* [Request]: Your task is to transcribe all of the data below exactly, omitting the images.

* [Information supplied]:
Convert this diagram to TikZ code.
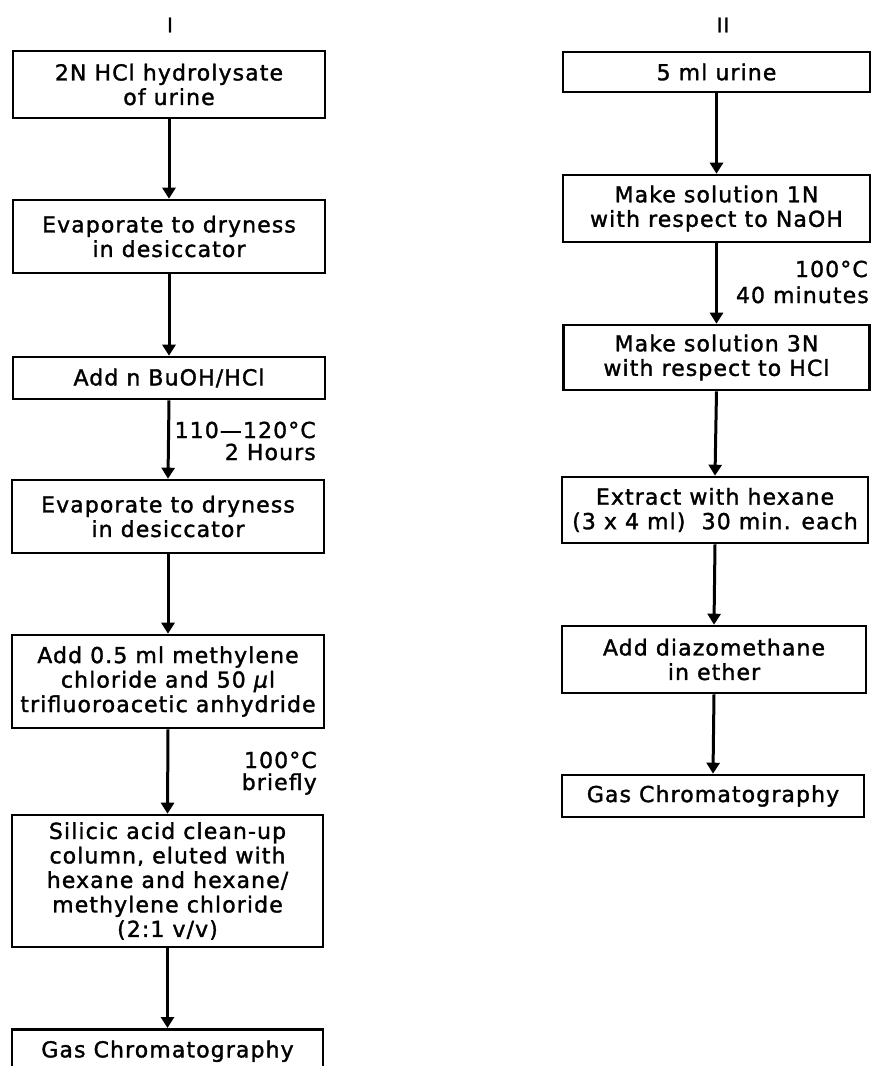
\documentclass[tikz,border=0pt]{standalone}
\usepackage{fontspec}
\setmainfont{DejaVu Sans}[LetterSpace=5,FakeBold=1.5]
\usetikzlibrary{arrows.meta}
\begin{document}
\begin{tikzpicture}[x=1pt,y=-1pt,
  box/.style={draw, line width=2.6pt, inner sep=0pt, align=center,
    font=\fontsize{22}{24.5}\selectfont},
  flow/.style={line width=3pt, -{Triangle[width=13pt,length=11pt]}},
  lbl/.style={inner sep=0pt, anchor=base east, font=\fontsize{22}{24}\selectfont},
  head/.style={inner sep=0pt, font=\fontsize{20}{22}\selectfont}]
\useasboundingbox (0,0) rectangle (874,1066);
\clip (0,0) rectangle (874,1066);
% headings
\node[head] (h1) at (170,25) {I};
\node[head] (h2) at (723,25) {II};
% column I
\node[box, minimum width=312pt, minimum height=67pt] (a1) at (169,84.5) {2N HCl hydrolysate\\of urine};
\node[box, minimum width=312pt, minimum height=73pt] (a2) at (169,236.5) {Evaporate to dryness\\in desiccator};
\node[box, minimum width=312pt, minimum height=42pt] (a3) at (169,378) {Add n BuOH/HCl};
\node[box, minimum width=312pt, minimum height=73pt] (a4) at (168,516.5) {Evaporate to dryness\\in desiccator};
\node[box, minimum width=312pt, minimum height=93pt] (a5) at (168,681.5) {Add 0.5 ml methylene\\chloride and 50 \textit{μ}l\\trifluoroacetic anhydride};
\node[box, minimum width=311pt, minimum height=132pt] (a6) at (167.5,881) {Silicic acid clean-up\\column, eluted with\\hexane and hexane/\\methylene chloride\\(2:1 v/v)};
\node[box, minimum width=311pt, minimum height=44pt, anchor=north] (a7) at (167.5,1028) {Gas\ Chromatography};
\draw[flow] (a1.south) -- (a2.north);
\draw[flow] (a2.south) -- (a3.north);
\draw[flow] (a3.south) -- (a4.north);
\draw[flow] (a4.south) -- (a5.north);
\draw[flow] (a5.south) -- (a6.north);
\draw[flow] (a6.south) -- (a7.north);
\node[lbl] (l1a) at (316,438) {110—120°C};
\node[lbl] (l1b) at (316,460) {2 Hours};
\node[lbl] (l2a) at (317,768) {100°C};
\node[lbl] (l2b) at (317,790) {briefly};
% column II
\node[box, minimum width=307pt, minimum height=40pt] (b1) at (716.5,72) {5 ml urine};
\node[box, minimum width=307pt, minimum height=67pt] (b2) at (716.5,208.5) {Make solution 1N\\with respect to NaOH};
\node[box, minimum width=306pt, minimum height=65pt] (b3) at (716.5,357.5) {Make solution 3N\\with respect to HCl};
\node[box, minimum width=306pt, minimum height=66pt] (b4) at (715,510) {Extract with hexane\\(3 x 4 ml)\ \ 30 min. each};
\node[box, minimum width=304pt, minimum height=67pt] (b5) at (714,659.5) {Add diazomethane\\in ether};
\node[box, minimum width=302pt, minimum height=42pt] (b6) at (713,796) {Gas Chromatography};
\draw[flow] (b1.south) -- (b2.north);
\draw[flow] (b2.south) -- (b3.north);
\draw[flow] (b3.south) -- (b4.north);
\draw[flow] (b4.south) -- (b5.north);
\draw[flow] (b5.south) -- (b6.north);
\node[lbl] (l3a) at (868,277) {100°C};
\node[lbl] (l3b) at (869,303) {40 minutes};
\end{tikzpicture}
\end{document}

* [Task response]:
Convert this diagram to TikZ code.
\documentclass[tikz,border=0pt]{standalone}
\usepackage{fontspec}
\setmainfont{DejaVu Sans}[LetterSpace=5,FakeBold=1.5]
\usetikzlibrary{arrows.meta}
\begin{document}
\begin{tikzpicture}[x=1pt,y=-1pt,
  box/.style={draw, line width=2.6pt, inner sep=0pt, align=center,
    font=\fontsize{22}{24.5}\selectfont},
  flow/.style={line width=3pt, -{Triangle[width=13pt,length=11pt]}},
  lbl/.style={inner sep=0pt, anchor=base east, font=\fontsize{22}{24}\selectfont},
  head/.style={inner sep=0pt, font=\fontsize{20}{22}\selectfont}]
\useasboundingbox (0,0) rectangle (874,1066);
\clip (0,0) rectangle (874,1066);
% headings
\node[head] (h1) at (170,25) {I};
\node[head] (h2) at (723,25) {II};
% column I
\node[box, minimum width=312pt, minimum height=67pt] (a1) at (169,84.5) {2N HCl hydrolysate\\of urine};
\node[box, minimum width=312pt, minimum height=73pt] (a2) at (169,236.5) {Evaporate to dryness\\in desiccator};
\node[box, minimum width=312pt, minimum height=42pt] (a3) at (169,378) {Add n BuOH/HCl};
\node[box, minimum width=312pt, minimum height=73pt] (a4) at (168,516.5) {Evaporate to dryness\\in desiccator};
\node[box, minimum width=312pt, minimum height=93pt] (a5) at (168,681.5) {Add 0.5 ml methylene\\chloride and 50 \textit{μ}l\\trifluoroacetic anhydride};
\node[box, minimum width=311pt, minimum height=132pt] (a6) at (167.5,881) {Silicic acid clean-up\\column, eluted with\\hexane and hexane/\\methylene chloride\\(2:1 v/v)};
\node[box, minimum width=311pt, minimum height=44pt, anchor=north] (a7) at (167.5,1028) {Gas\ Chromatography};
\draw[flow] (a1.south) -- (a2.north);
\draw[flow] (a2.south) -- (a3.north);
\draw[flow] (a3.south) -- (a4.north);
\draw[flow] (a4.south) -- (a5.north);
\draw[flow] (a5.south) -- (a6.north);
\draw[flow] (a6.south) -- (a7.north);
\node[lbl] (l1a) at (316,438) {110—120°C};
\node[lbl] (l1b) at (316,460) {2 Hours};
\node[lbl] (l2a) at (317,768) {100°C};
\node[lbl] (l2b) at (317,790) {briefly};
% column II
\node[box, minimum width=307pt, minimum height=40pt] (b1) at (716.5,72) {5 ml urine};
\node[box, minimum width=307pt, minimum height=67pt] (b2) at (716.5,208.5) {Make solution 1N\\with respect to NaOH};
\node[box, minimum width=306pt, minimum height=65pt] (b3) at (716.5,357.5) {Make solution 3N\\with respect to HCl};
\node[box, minimum width=306pt, minimum height=66pt] (b4) at (715,510) {Extract with hexane\\(3 x 4 ml)\ \ 30 min. each};
\node[box, minimum width=304pt, minimum height=67pt] (b5) at (714,659.5) {Add diazomethane\\in ether};
\node[box, minimum width=302pt, minimum height=42pt] (b6) at (713,796) {Gas Chromatography};
\draw[flow] (b1.south) -- (b2.north);
\draw[flow] (b2.south) -- (b3.north);
\draw[flow] (b3.south) -- (b4.north);
\draw[flow] (b4.south) -- (b5.north);
\draw[flow] (b5.south) -- (b6.north);
\node[lbl] (l3a) at (868,277) {100°C};
\node[lbl] (l3b) at (869,303) {40 minutes};
\end{tikzpicture}
\end{document}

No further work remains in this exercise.